= L'alcôve =

Opéra comique with music by Jacques Offenbach

Jacques Offenbach by Nadar, c. 1860s

L'alcôve is a one-act opéra comique with music by Jacques Offenbach to a French libretto by Philippe Auguste Pittaud de Forges, Adolphe de Leuven and Eugène Roche, first performed in 1847 and one of the earliest surviving stage works in the composer's long career.

==Performance history==
The work, based on a comédie-vaudeville (with music borrowed from existing stage works by popular contemporary composers) by the same authors, first staged in 1833, was premiered on 24 April 1847 at the Salle Moreau-Sainti (Note: Named after its founder, the singer Théodore François Moreau (dit Moreau-Sainti, after he joined his name with that of the stage-name of his singer wife) located at 18, rue de La Tour d'Auvergne (now in the 9th Arrondissement).) in Paris. Offenbach had originally hoped for it to be adopted by the Opéra Comique, but the director Alexandre Basset appears not to have shown any interest in the work.

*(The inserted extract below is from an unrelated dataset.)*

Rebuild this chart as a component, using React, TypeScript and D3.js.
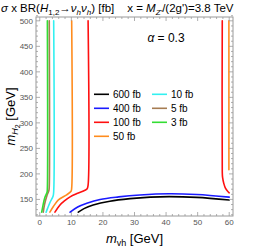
import * as d3 from 'd3';

// contour levels, legend order
const levels = ['600 fb', '400 fb', '100 fb', '50 fb', '10 fb', '5 fb', '3 fb'];
const colors = ['#000000', '#1a1aff', '#ff1010', '#ff8c1e', '#33f0f0', '#a67c52', '#33dd33'];

const xTicks = [0, 10, 20, 30, 40, 50, 60];
const yTicks = [150, 200, 250, 300, 350, 400, 450, 500];

// contour lines: [m_vh, m_H2]
const c600 = [[12.2, 125], [14, 132], [16.9, 139], [22.2, 146.5], [28.6, 151.5], [35, 154.5], [41, 155.5], [49.7, 154], [60, 149]];
const c400 = [[9.6, 125], [12, 135], [14.9, 142.4], [19.1, 150], [25, 155], [31.7, 158.7], [41, 161], [49.7, 159.5], [60, 154.5]];
const c100a = [[15.3, 500], [15.3, 178], [15.0, 171], [14.3, 168], [12, 162], [9.6, 155], [7.8, 147], [6.4, 139], [4.8, 125]];
const c100b = [[57.8, 500], [57.8, 205], [57.9, 193], [58.3, 181], [58.8, 172], [59.5, 166], [60, 163]];
const c50a = [[10.1, 500], [10.1, 172], [9.9, 166], [8.5, 159], [5.9, 149], [4.3, 136], [3.2, 125]];
const c50b = [[59.9, 500], [59.9, 208]];
const c10 = [[4.4, 500], [4.4, 165], [4.2, 156], [3.3, 145], [2.5, 133], [2.0, 125]];
const c5 = [[3.0, 500], [3.0, 175], [2.9, 168], [2.3, 158], [1.5, 140], [1.1, 125]];
const c3 = [[2.4, 500], [2.4, 172], [2.3, 164], [1.6, 154], [1.0, 138], [0.6, 125]];

const series = [
  { color: colors[0], lines: [c600] },
  { color: colors[1], lines: [c400] },
  { color: colors[2], lines: [c100a, c100b] },
  { color: colors[3], lines: [c50a, c50b] },
  { color: colors[4], lines: [c10] },
  { color: colors[5], lines: [c5] },
  { color: colors[6], lines: [c3] },
];

const W = 271, H = 247;
const m = { left: 36, right: 233, top: 17, bottom: 216 };

export default function App() {
  const x = d3.scaleLinear().domain([-1.2, 61.2]).range([m.left, m.right]);
  const y = d3.scaleLinear().domain([117.5, 507.5]).range([m.bottom, m.top]);
  const line = d3.line<number[]>()
    .x(d => x(d[0]))
    .y(d => y(d[1]))
    .curve(d3.curveCatmullRom.alpha(0.5));

  const xMinor = d3.range(0, 61, 2).filter(v => v % 10 !== 0);
  const yMinor = d3.range(120, 511, 10).filter(v => v % 50 !== 0);
  const frame = '#9a9a9a';
  const font = 'Liberation Sans, Arial, sans-serif';

  return (
    <svg width={W} height={H} style={{ position: 'absolute', left: 0, top: 0, background: '#fff' }} fontFamily={font}>
      {/* title */}
      <text x={1} y={12} fontSize={11.5} fill="#000">
        <tspan fontStyle="italic">σ</tspan> x BR(<tspan fontStyle="italic">H</tspan>
        <tspan fontSize={8} dy={3}>1,2</tspan>
        <tspan dy={-3}>→</tspan><tspan fontStyle="italic">ν</tspan>
        <tspan fontSize={8} dy={3} fontStyle="italic">h</tspan>
        <tspan dy={-3} fontStyle="italic">ν</tspan>
        <tspan fontSize={8} dy={3} fontStyle="italic">h</tspan>
        <tspan dy={-3}>) [fb]</tspan>
        <tspan dx={13}>x = </tspan><tspan fontStyle="italic">M</tspan>
        <tspan fontSize={8} dy={3} fontStyle="italic">Z'</tspan>
        <tspan dy={-3}>/(2g')=3.8 TeV</tspan>
      </text>

      {/* curves */}
      <g fill="none" strokeWidth={1.6} strokeLinejoin="round" strokeLinecap="round">
        {series.map((s, i) => s.lines.map((l, j) => (
          <path key={`${i}-${j}`} d={line(l) || ''} stroke={s.color} />
        )))}
      </g>

      {/* frame */}
      <rect x={m.left} y={m.top} width={m.right - m.left} height={m.bottom - m.top} fill="none" stroke={frame} strokeWidth={1} />
      <g stroke={frame} strokeWidth={0.8}>
        {xTicks.map(v => (
          <g key={'xt' + v}>
            <line x1={x(v)} x2={x(v)} y1={m.bottom} y2={m.bottom - 4} />
            <line x1={x(v)} x2={x(v)} y1={m.top} y2={m.top + 4} />
          </g>
        ))}
        {xMinor.map(v => (
          <g key={'xm' + v}>
            <line x1={x(v)} x2={x(v)} y1={m.bottom} y2={m.bottom - 2} />
            <line x1={x(v)} x2={x(v)} y1={m.top} y2={m.top + 2} />
          </g>
        ))}
        {yTicks.map(v => (
          <g key={'yt' + v}>
            <line x1={m.left} x2={m.left + 4} y1={y(v)} y2={y(v)} />
            <line x1={m.right} x2={m.right - 4} y1={y(v)} y2={y(v)} />
          </g>
        ))}
        {yMinor.map(v => (
          <g key={'ym' + v}>
            <line x1={m.left} x2={m.left + 2} y1={y(v)} y2={y(v)} />
            <line x1={m.right} x2={m.right - 2} y1={y(v)} y2={y(v)} />
          </g>
        ))}
      </g>
      <g fontSize={8} fill="#555">
        {xTicks.map(v => (
          <text key={'xl' + v} x={x(v)} y={m.bottom + 9} textAnchor="middle">{v}</text>
        ))}
        {yTicks.map(v => (
          <text key={'yl' + v} x={m.left - 3} y={y(v) + 3} textAnchor="end">{v}</text>
        ))}
      </g>

      {/* axis titles */}
      <text x={(m.left + m.right) / 2} y={243} fontSize={13} textAnchor="middle">
        <tspan fontStyle="italic">m</tspan>
        <tspan fontSize={9} dy={3}>vh</tspan>
        <tspan dy={-3}> [GeV]</tspan>
      </text>
      <text transform={`translate(15,${(m.top + m.bottom) / 2}) rotate(-90)`} fontSize={13} textAnchor="middle">
        <tspan fontStyle="italic">m</tspan>
        <tspan fontSize={9} dy={3} fontStyle="italic">H</tspan>
        <tspan fontSize={7} dy={2}>2</tspan>
        <tspan dy={-5}> [GeV]</tspan>
      </text>

      <text x={166} y={42} fontSize={12} textAnchor="middle">
        <tspan fontStyle="italic">α</tspan> = 0.3
      </text>

      {/* legend */}
      <g fontSize={10}>
        {levels.map((lab, i) => {
          const col = i < 4 ? 0 : 1;
          const row = i < 4 ? i : i - 4;
          const lx = col === 0 ? 94 : 152;
          const ly = 94.3 + row * 14;
          return (
            <g key={lab}>
              <line x1={lx} x2={lx + 15} y1={ly} y2={ly} stroke={colors[i]} strokeWidth={1.6} />
              <text x={lx + 19} y={ly + 3.5}>{lab}</text>
            </g>
          );
        })}
      </g>
    </svg>
  );
}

The action takes place during the French Revolution in a country house in a village on the French border, where General Raymond, a recruiting sergeant, confronts a wily peasant, Sauvageot, who passes off Marielle as his wife. She is the daughter of the nurse of Comte Anatole d'Ambert, whom Raymond protects, while sending Sauvageot off to the army and marrying Marielle.

The tenor Gustave Roger noted in his diary for Saturday 24 April 1847 that he went with Madame Talma to the salle Moreau-Sainti where he heard Goria play and Dorus sing, then "l’Alcôve, opéra-comique d’Offenbach et de Déforges" where he felt that despite some inexperience there were charming aspects. He went on to say that if the doors of the Opéra-Comique were not barred to him he would go far; "Offenbach est un garçon qui ira très loin si on ne lui ferme pas les portes de l’Opéra-Comique : il a une persévérance du diable et de la mélodie". The full programme on the evening of its premiere, promoted by the composer himself, included a chorus by Offenbach and a cello concerto by him (where he played the solo part). Despite a warm reception from the Ménestrel reporter, the performance did not immediately open the doors of Parisian theatres to a lyrical work by Offenbach.

Alexander Faris states in his study on Offenbach that a German version of l’Alcôve - Marielle, oder Sergeant und Commandant - was performed in Cologne on 9 January 1849 during the composer's stay there following the 1848 revolution. According to Jean-Christophe Keck, the manuscript of L'Alcôve has an earlier version of a solo for Lanternick in La Permission de dix heures, based on an air for Sauvageot.